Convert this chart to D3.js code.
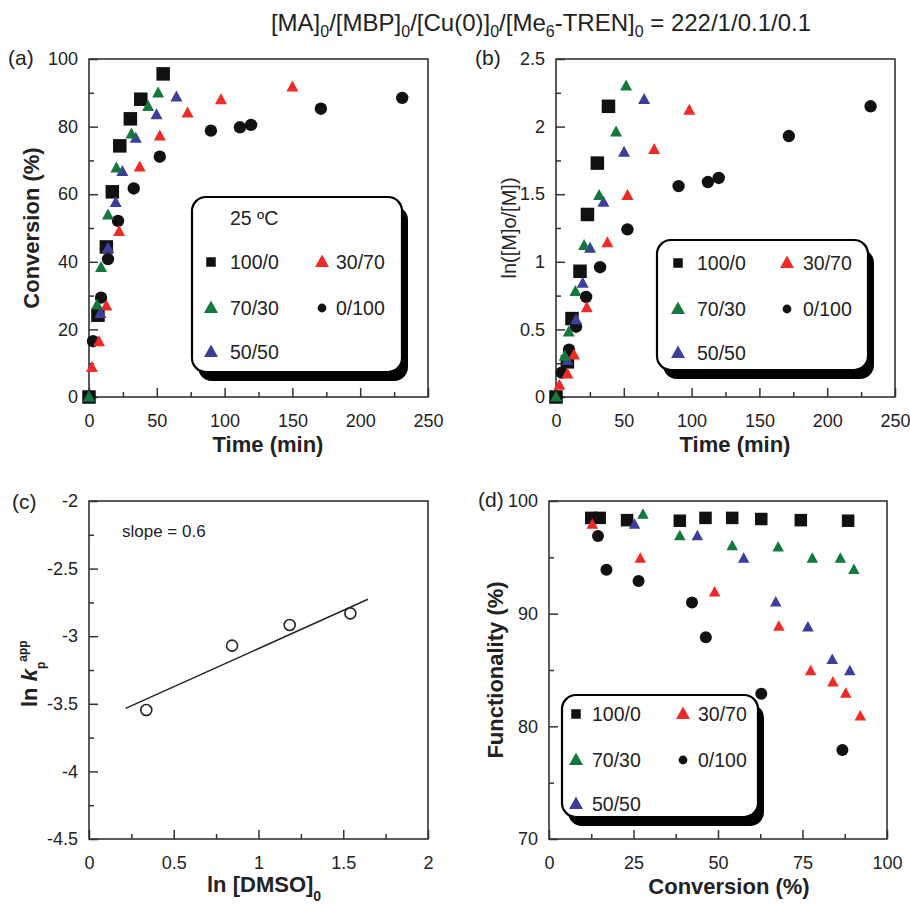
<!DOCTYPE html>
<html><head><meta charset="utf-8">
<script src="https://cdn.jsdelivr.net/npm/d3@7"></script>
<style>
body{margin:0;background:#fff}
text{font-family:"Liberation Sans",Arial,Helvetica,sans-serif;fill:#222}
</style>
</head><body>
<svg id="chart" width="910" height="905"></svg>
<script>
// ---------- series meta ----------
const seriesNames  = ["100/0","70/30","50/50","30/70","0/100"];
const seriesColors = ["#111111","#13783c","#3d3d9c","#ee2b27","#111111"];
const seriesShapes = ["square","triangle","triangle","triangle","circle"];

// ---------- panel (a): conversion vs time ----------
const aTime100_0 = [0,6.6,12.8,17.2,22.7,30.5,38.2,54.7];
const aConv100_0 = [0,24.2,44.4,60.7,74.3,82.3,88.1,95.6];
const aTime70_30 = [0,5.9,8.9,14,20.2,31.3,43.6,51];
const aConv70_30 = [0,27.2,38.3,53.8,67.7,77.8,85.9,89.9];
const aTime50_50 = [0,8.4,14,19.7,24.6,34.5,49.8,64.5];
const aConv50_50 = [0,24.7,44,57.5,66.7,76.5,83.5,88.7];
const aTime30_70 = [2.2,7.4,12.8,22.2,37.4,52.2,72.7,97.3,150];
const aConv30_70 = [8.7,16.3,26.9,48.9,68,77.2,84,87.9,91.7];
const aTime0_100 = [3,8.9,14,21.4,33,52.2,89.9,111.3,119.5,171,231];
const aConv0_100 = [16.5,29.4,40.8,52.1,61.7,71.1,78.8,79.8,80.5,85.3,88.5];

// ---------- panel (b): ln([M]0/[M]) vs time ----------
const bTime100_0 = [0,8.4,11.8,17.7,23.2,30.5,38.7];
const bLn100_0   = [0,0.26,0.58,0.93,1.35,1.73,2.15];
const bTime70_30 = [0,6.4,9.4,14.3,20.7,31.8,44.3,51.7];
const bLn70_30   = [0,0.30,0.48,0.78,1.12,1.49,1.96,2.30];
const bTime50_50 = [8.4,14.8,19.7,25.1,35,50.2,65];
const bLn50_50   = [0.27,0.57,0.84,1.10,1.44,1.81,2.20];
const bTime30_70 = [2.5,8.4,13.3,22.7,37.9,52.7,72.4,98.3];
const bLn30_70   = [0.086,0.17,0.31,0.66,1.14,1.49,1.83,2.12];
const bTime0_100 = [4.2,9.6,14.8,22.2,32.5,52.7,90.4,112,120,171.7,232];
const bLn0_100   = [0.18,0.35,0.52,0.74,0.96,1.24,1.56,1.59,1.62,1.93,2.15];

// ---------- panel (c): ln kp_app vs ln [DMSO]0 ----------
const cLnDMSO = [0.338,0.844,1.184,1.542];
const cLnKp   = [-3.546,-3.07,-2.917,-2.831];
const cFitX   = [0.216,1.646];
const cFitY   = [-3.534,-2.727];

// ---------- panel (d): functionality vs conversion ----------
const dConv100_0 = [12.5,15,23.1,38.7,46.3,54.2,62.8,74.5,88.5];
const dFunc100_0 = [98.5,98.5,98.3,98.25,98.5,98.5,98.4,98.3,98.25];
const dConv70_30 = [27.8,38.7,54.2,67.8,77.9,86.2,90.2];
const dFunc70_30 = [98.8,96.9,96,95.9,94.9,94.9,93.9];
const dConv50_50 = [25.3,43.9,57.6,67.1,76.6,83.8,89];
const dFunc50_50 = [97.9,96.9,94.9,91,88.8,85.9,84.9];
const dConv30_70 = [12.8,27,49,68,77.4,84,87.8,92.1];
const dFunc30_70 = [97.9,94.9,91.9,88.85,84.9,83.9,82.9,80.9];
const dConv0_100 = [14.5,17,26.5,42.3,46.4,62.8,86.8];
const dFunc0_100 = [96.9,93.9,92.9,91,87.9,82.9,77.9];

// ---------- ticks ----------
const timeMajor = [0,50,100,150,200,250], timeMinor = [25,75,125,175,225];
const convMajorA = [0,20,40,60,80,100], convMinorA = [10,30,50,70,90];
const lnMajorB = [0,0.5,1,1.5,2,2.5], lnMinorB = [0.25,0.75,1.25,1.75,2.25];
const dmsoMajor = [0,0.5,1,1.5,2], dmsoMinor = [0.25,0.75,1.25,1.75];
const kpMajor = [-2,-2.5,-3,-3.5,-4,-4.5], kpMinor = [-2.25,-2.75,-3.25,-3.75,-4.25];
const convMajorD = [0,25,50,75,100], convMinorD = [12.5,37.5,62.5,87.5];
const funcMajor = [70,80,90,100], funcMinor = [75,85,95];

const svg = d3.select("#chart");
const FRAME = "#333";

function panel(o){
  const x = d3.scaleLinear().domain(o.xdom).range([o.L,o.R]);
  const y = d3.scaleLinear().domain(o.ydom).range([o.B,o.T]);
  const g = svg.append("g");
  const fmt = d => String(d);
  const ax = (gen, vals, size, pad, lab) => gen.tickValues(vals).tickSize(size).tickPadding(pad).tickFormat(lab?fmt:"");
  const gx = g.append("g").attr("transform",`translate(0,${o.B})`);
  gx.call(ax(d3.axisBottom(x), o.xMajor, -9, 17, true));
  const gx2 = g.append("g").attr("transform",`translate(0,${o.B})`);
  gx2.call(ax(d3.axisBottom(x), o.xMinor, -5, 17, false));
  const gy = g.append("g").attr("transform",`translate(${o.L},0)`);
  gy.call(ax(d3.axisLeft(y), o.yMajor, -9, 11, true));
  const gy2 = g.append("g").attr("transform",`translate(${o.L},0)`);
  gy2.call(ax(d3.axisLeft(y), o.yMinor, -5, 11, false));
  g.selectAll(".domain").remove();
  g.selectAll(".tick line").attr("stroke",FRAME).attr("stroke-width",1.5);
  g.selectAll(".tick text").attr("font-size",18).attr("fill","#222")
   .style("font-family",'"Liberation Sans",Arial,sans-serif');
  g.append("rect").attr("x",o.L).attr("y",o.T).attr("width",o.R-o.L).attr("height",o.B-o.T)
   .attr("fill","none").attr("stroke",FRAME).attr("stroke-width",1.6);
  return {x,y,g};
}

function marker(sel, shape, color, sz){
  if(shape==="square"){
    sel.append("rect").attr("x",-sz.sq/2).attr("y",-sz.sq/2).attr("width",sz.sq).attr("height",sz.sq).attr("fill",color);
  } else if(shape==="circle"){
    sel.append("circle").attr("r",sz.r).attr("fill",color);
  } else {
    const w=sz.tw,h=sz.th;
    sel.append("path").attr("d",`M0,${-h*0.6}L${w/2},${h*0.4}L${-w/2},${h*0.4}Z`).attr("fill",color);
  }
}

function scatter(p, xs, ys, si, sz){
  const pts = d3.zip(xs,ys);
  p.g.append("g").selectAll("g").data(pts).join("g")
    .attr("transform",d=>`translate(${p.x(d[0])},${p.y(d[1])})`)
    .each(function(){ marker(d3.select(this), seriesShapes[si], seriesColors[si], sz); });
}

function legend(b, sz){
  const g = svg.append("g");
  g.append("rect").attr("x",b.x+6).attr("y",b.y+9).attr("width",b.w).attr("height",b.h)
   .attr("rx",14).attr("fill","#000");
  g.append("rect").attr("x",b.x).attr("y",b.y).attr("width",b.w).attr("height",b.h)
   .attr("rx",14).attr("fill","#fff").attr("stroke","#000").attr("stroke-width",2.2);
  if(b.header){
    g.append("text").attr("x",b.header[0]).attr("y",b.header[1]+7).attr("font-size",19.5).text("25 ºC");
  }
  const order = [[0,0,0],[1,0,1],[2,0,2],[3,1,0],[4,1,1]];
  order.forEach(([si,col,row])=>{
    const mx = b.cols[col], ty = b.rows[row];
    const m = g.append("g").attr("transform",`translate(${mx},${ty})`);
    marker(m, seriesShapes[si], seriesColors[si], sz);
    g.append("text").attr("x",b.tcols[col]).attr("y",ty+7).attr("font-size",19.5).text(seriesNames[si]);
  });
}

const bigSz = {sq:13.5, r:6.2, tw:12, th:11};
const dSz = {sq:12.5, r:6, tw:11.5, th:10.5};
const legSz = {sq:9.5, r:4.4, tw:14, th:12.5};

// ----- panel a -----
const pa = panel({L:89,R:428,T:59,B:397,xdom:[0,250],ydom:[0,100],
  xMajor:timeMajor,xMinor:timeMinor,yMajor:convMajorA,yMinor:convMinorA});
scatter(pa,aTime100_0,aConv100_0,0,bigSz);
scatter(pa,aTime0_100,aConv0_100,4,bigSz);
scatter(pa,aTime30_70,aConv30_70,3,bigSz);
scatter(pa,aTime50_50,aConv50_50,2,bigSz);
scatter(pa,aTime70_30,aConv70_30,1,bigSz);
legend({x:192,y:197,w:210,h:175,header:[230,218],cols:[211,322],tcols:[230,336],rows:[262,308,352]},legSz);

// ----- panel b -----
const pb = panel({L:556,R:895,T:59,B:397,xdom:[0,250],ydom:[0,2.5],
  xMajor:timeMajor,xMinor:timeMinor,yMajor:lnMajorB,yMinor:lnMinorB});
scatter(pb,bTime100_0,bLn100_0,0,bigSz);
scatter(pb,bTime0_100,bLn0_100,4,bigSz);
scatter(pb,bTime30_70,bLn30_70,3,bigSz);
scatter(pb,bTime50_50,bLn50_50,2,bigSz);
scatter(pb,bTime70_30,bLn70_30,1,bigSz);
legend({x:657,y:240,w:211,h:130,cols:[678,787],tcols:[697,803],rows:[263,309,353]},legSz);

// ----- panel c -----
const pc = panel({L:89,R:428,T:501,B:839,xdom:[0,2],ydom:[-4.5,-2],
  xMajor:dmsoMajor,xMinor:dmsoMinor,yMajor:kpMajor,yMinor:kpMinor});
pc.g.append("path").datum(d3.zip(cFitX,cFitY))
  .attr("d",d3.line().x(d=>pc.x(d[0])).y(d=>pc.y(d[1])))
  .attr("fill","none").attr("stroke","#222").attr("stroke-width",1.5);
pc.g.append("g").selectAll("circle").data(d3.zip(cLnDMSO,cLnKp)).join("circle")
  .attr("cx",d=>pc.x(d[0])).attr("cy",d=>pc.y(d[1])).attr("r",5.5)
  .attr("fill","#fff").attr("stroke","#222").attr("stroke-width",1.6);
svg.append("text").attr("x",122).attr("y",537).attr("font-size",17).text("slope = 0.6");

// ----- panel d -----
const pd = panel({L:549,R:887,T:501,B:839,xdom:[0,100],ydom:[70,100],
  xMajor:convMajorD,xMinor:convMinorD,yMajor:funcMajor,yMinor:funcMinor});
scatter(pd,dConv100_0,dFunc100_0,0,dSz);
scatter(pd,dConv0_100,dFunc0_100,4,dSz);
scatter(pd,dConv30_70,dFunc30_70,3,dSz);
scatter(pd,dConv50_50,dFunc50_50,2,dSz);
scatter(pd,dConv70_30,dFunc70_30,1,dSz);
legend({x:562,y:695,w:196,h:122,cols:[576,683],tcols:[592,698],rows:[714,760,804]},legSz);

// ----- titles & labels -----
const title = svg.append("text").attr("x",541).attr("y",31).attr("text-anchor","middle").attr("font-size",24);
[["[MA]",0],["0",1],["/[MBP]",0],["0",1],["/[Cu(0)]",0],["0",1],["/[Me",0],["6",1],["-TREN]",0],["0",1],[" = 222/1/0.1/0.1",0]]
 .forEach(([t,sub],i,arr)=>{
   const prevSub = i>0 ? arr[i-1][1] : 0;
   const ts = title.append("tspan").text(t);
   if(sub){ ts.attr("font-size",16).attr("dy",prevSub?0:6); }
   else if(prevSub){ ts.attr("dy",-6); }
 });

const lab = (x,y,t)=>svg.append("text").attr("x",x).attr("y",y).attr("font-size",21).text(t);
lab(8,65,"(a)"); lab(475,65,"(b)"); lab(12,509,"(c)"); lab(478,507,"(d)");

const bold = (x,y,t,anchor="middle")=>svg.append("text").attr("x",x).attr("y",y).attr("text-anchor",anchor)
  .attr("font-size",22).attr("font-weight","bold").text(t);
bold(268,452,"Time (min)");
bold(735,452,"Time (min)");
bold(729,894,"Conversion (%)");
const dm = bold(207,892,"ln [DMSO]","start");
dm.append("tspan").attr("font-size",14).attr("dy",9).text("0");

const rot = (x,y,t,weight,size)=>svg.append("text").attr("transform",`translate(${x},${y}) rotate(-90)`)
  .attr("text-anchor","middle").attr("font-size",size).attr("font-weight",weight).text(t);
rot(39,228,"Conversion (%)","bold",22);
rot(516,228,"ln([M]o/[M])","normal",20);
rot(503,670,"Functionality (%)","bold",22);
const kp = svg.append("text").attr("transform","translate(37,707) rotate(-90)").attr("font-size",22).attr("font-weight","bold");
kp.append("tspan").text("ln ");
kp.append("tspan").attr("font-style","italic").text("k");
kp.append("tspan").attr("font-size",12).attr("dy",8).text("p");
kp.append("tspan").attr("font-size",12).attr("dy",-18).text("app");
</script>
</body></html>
——
▸ Given instruction
Which lines of the material contain the string "chart"? List each of them.

▸ Exercise solution
Convert this chart to D3.js code.
<svg id="chart" width="910" height="905"></svg>
const svg = d3.select("#chart");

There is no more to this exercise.